When your particular sticking point is rare
If other people have solved the problem and seem like they have gone around your particular sticking point, it’s worth thinking about if your sticking point is a necessary point in the process, or if you can make progress by backtracking and taking a less onerous route to your goal.
When there are a lot of books about the topic
Many books means that there are many places for you to casually look at, peacefully at home or in a coffee shop, absentmindedly, until a line that changes everything jumps out at you and is the answer you didn’t even know you were looking for.
When you don’t consider yourself an expert on the topic, and there are experts on the topic
By walking you through the process as they see it in its entirety, they may be able to help you notice where you have a contradiction in your thinking, or where you added something up incorrectly.
This would require “going sideways” and seeking out an expert to talk to, read, or listen to.
When you’ve had the same problem for a long time, without much progress
This might mean you don't have methods for working through hard problems that are working for you, reliably, and so you may want to try out a process that either doesn’t depend on being able to work through problems of your level of difficulty, or try out working on the meta problem of figuring out how to work on hard problems.
Situations where this works less well or not at all
When you are a world-leading expert in the thing you’re struggling with
Sometimes you are an expert and you’d already done an enormous amount of research, for the purpose of figuring out something specific, and you know you are already at the right spot in your thinking and that it’s supposed to be hard.

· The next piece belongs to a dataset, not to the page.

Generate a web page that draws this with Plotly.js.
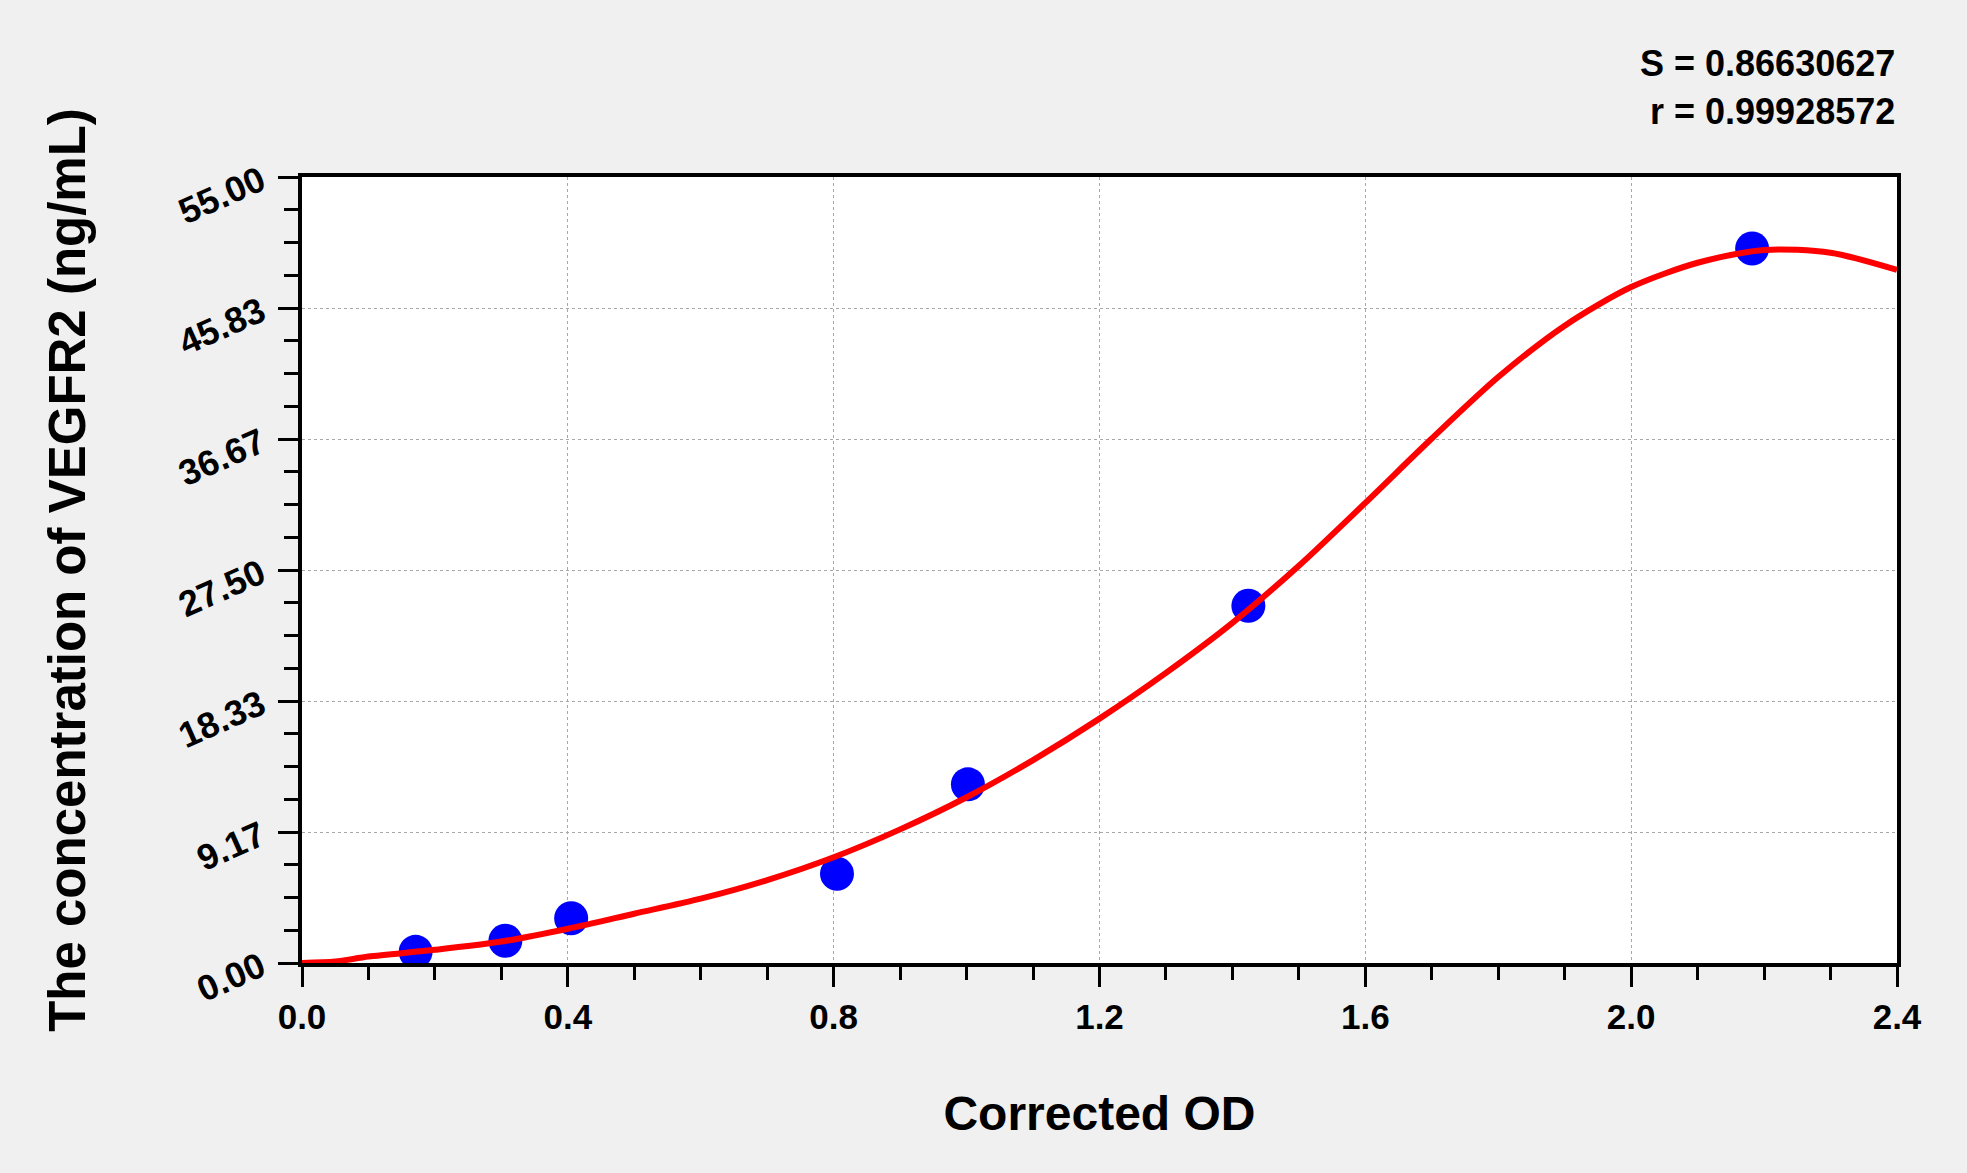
<!DOCTYPE html>
<html>
<head>
<meta charset="utf-8">
<script src="https://cdn.plot.ly/plotly-3.0.1.min.js"></script>
<style>
  html, body { margin: 0; padding: 0; background: #f0f0f0; }
  #chart { width: 1967px; height: 1173px; }
</style>
</head>
<body>
<div id="chart"></div>
<script>
// standards: corrected OD vs concentration
const standardOD = [0.171, 0.306, 0.405, 0.805, 1.002, 1.424, 2.182];
const standardConc = [0.78, 1.56, 3.13, 6.25, 12.5, 25, 50];

// fitted curve
const curveOD = [0, 0.05, 0.1, 0.2, 0.3, 0.4, 0.5, 0.6, 0.7, 0.8, 0.9, 1.0, 1.1, 1.2,
  1.3, 1.4, 1.5, 1.6, 1.7, 1.8, 1.9, 2.0, 2.1, 2.2, 2.3, 2.4];
const curveConc = [0, 0.1, 0.45, 0.92, 1.5, 2.4, 3.45, 4.5, 5.8, 7.4, 9.35, 11.6, 14.2, 17.1,
  20.3, 23.8, 27.8, 32.2, 36.7, 41.0, 44.6, 47.3, 49.0, 49.9, 49.7, 48.5];

const fitStats = ["S = 0.86630627", "r = 0.99928572"];

const fontFamily = '"Liberation Sans", Arial, sans-serif';

const points = {
  x: standardOD,
  y: standardConc,
  mode: "markers",
  type: "scatter",
  marker: { color: "#0000ff", size: 34 },
  hoverinfo: "x+y",
};

const fit = {
  x: curveOD,
  y: curveConc,
  mode: "lines",
  type: "scatter",
  line: { color: "#ff0000", width: 6, shape: "spline", smoothing: 0.8 },
};

const axisCommon = {
  showline: true,
  mirror: true,
  linecolor: "#000",
  linewidth: 4,
  ticks: "outside",
  ticklen: 20,
  tickwidth: 3,
  tickcolor: "#000",
  showgrid: true,
  gridcolor: "#a8a8a8",
  gridwidth: 1,
  griddash: "3px,3px",
  zeroline: false,
  tickfont: { family: fontFamily, size: 35, color: "#000", weight: "bold" },
};

const layout = {
  width: 1967,
  height: 1173,
  paper_bgcolor: "#f0f0f0",
  plot_bgcolor: "#ffffff",
  showlegend: false,
  margin: { l: 302, r: 70, t: 177, b: 210 },
  font: { family: fontFamily, color: "#000" },
  xaxis: {
    ...axisCommon,
    range: [0, 2.4],
    tick0: 0,
    dtick: 0.4,
    tickformat: ".1f",
    minor: { dtick: 0.1, ticks: "outside", ticklen: 13, tickwidth: 3, tickcolor: "#000", showgrid: false },
    title: { text: "Corrected OD", standoff: 62, font: { family: fontFamily, size: 48, weight: "bold" } },
  },
  yaxis: {
    ...axisCommon,
    range: [0, 55.001],
    tick0: 0,
    dtick: 55 / 6,
    tickformat: ".2f",
    tickangle: -24,
    ticklabelstandoff: 10,
    tickfont: { family: fontFamily, size: 36, color: "#000", weight: "bold" },
    minor: { dtick: 55 / 24, ticks: "outside", ticklen: 14, tickwidth: 3, tickcolor: "#000", showgrid: false },
    title: { text: "The concentration of VEGFR2 (ng/mL)", standoff: 72, font: { family: fontFamily, size: 51, weight: "bold" } },
  },
  annotations: fitStats.map((t, i) => ({
    text: t,
    xref: "paper",
    yref: "paper",
    x: 1,
    y: i === 0 ? 1.1438 : 1.0827,
    xanchor: "right",
    yanchor: "middle",
    showarrow: false,
    font: { family: fontFamily, size: 36, weight: "bold", color: "#000" },
  })),
};

Plotly.newPlot("chart", [points, fit], layout, { displayModeBar: false, staticPlot: true });
</script>
</body>
</html>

You are working on the hard problem because that is where you want to be. In that case, you may have techniques for figuring out hard things already, and know that this set of techniques explained here isn’t what you want to be doing.
When you don’t have any energy
Sometimes any amount of “more work” feels like it will burn you out completely, even if it’s easy, and so you may want to look at solutions around the fact of the burnout (perhaps a change of scenery or a change of movement patterns) to give yourself more juice before you work on anything that may be considered a “problem.”
From my experience, the number of situations that people get into in the second category is generally not that many, and if they are in situations like that, those situations are generally confined to a certain specific social group, project, workplace, set of tasks they are responsible for, or goal they want to reach. In other words, even exhaustion can be context-dependent.
For a lot of different things, you have a lot more flexibility than you think you do!
And then doing more work, that feels easier overall, can lighten the total burden.